What seems to emerge here is that the business management system becomes the focal point that is driving, or way or the other, all the core processes essential to a business successfully achieving its desired goal of selling product or service ‘X’ at a reasonable margin and having it work reliably for the user.

It is, arguably, fundamentally in charge of everything.

Triangular thinking

With the addition of the Netsuite/GE partnership to the existing Netsuite/Autodesk relationship the triangle is now in place. The ability for the trio to present a united front to large swathes of the global industrial sector, with a ‘packaged solution’ to many of their business and operational issues, has a huge potential to be an attractive prospect.

This does, however, this does raise an inevitable element of doubt. This that the whole ‘package’ could easily be perceived by many large enterprises as somewhat larger than Netsuite, as the business management tool, may be able to manage.

That is not to say it can’t. In fact, it almost certainly can. But for many large enterprises it may not be seen to be big enough, or have  a long enough track record, to carry that mantle or responsibility. Here the firm needs to focus on its messaging in order to be seen as the kind of serious-mega-business management player that buy side mega-businesses automatically turn to as ‘one of us’.

In the end, this is the dilemma now starting to face many vendors of cloud-delivered services. The potential they offer business users can be huge, but at what point do they become substantial enough to be taken seriously enough to rank as a ‘given’ that they are sent to RFIs by the biggest enterprises.

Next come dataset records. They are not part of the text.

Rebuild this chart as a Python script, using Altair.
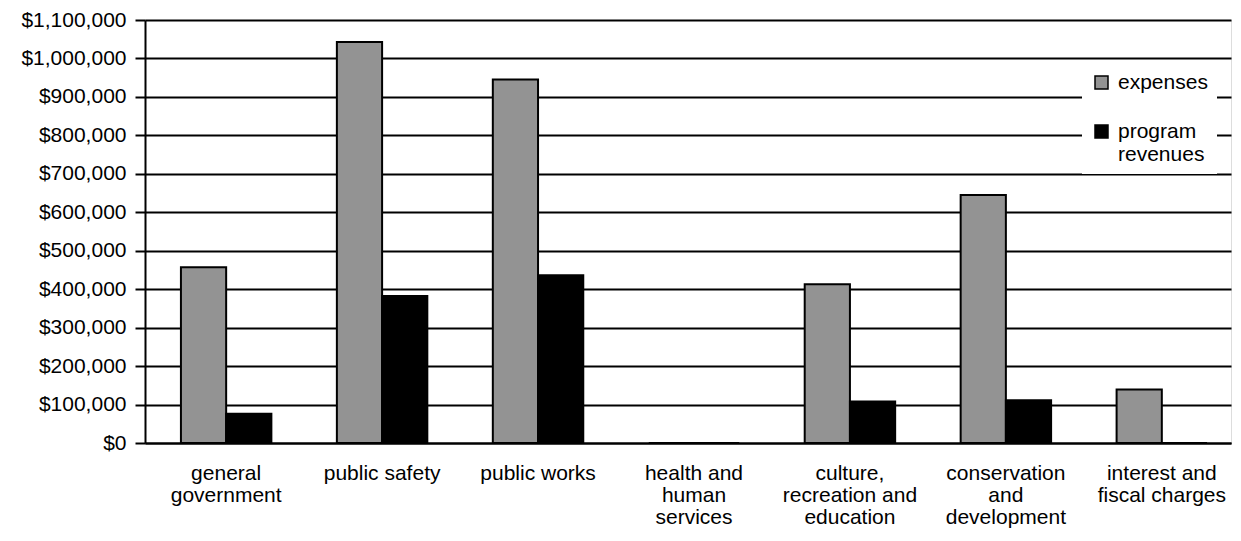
import json
import altair as alt
import pandas as pd

categories = [
    "general government",
    "public safety",
    "public works",
    "health and human services",
    "culture, recreation and education",
    "conservation and development",
    "interest and fiscal charges",
]
label_lines = [
    ["general", "government"],
    ["public safety"],
    ["public works"],
    ["health and", "human", "services"],
    ["culture,", "recreation and", "education"],
    ["conservation", "and", "development"],
    ["interest and", "fiscal charges"],
]
series = ["expenses", "program revenues"]
expenses = [457000, 1043000, 945000, 0, 413000, 645000, 139000]
revenues = [76000, 382000, 436000, 0, 108000, 111000, 0]

rows = []
for c, e, r in zip(categories, expenses, revenues):
    rows.append({"category": c, "series": series[0], "value": e})
    rows.append({"category": c, "series": series[1], "value": r})
df = pd.DataFrame(rows)

mapping = {c: l for c, l in zip(categories, label_lines)}
x_label_expr = json.dumps(mapping) + "[datum.label]"
legend_label_expr = "datum.label == 'program revenues' ? ['program', 'revenues'] : datum.label"

font = "Liberation Sans"

chart = (
    alt.Chart(df)
    .mark_bar(stroke="black", strokeWidth=2)
    .encode(
        x=alt.X(
            "category:N",
            sort=categories,
            title=None,
            scale=alt.Scale(paddingInner=0.42, paddingOuter=0.192, align=0.6),
            axis=alt.Axis(
                labelAngle=0,
                labelExpr=x_label_expr,
                labelFont=font,
                labelFontSize=21,
                labelColor="black",
                labelLineHeight=22,
                labelPadding=19,
                ticks=False,
                domainColor="black",
                domainWidth=2,
                grid=False,
                labelLimit=200,
            ),
        ),
        xOffset=alt.XOffset("series:N", sort=series),
        y=alt.Y(
            "value:Q",
            title=None,
            scale=alt.Scale(domain=[0, 1100000], nice=False),
            axis=alt.Axis(
                values=list(range(0, 1100001, 100000)),
                format="$,.0f",
                labelFont=font,
                labelFontSize=21,
                labelColor="black",
                labelPadding=9,
                tickSize=10,
                tickColor="black",
                tickWidth=2,
                domainColor="black",
                domainWidth=2,
                grid=True,
                gridColor="black",
                gridWidth=2,
                gridOpacity=1,
            ),
        ),
        fill=alt.Fill(
            "series:N",
            sort=series,
            scale=alt.Scale(domain=series, range=["#939393", "#000000"]),
            legend=alt.Legend(
                title=None,
                orient="none",
                legendX=937,
                legendY=43,
                fillColor="white",
                padding=9,
                symbolType="square",
                symbolSize=169,
                symbolStrokeColor="black",
                symbolStrokeWidth=1.5,
                labelFont=font,
                labelFontSize=21,
                labelColor="black",
                labelExpr=legend_label_expr,
                labelOffset=6,
                rowPadding=27,
                labelLimit=200,
            ),
        ),
    )
    .properties(
        width=1086,
        height=423,
        autosize=alt.AutoSizeParams(type="none"),
        padding={"left": 137, "top": 12, "right": 2, "bottom": 86},
    )
    .configure_view(stroke="black", strokeWidth=2)
    .configure(background="white")
)

chart.save("out.html", embed_options={"renderer": "svg", "actions": False})
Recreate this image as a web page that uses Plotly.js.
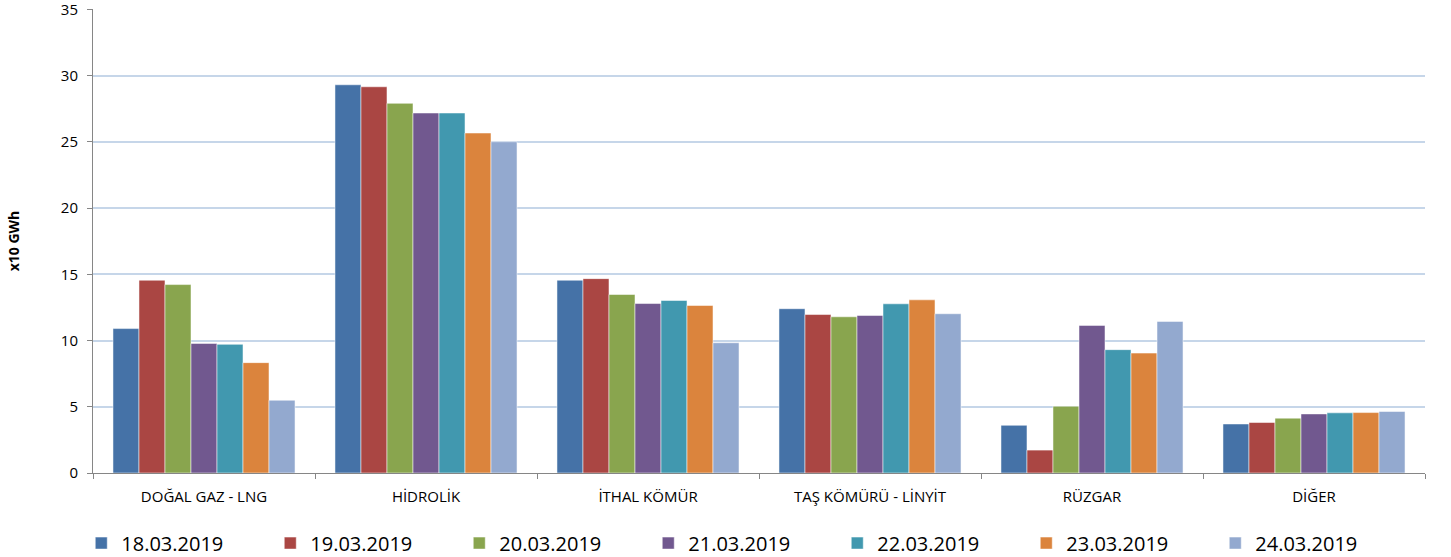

While many cloud businesses are approaching that Rubicon, NetSuite’s GE partnership, and the potential of that tantalizing triangle, put it in a position where it can move across, and move quite quickly.

My take

There for the taking, but much will depend on whether NetSuite sees the potential in all this to move into the Industrial Internet ‘heavyweight’ class, or whether this is just another partnership that might bring in some revenue.

 

Disclosure – at time of writing, NetSuite is a premier partner of diginomica.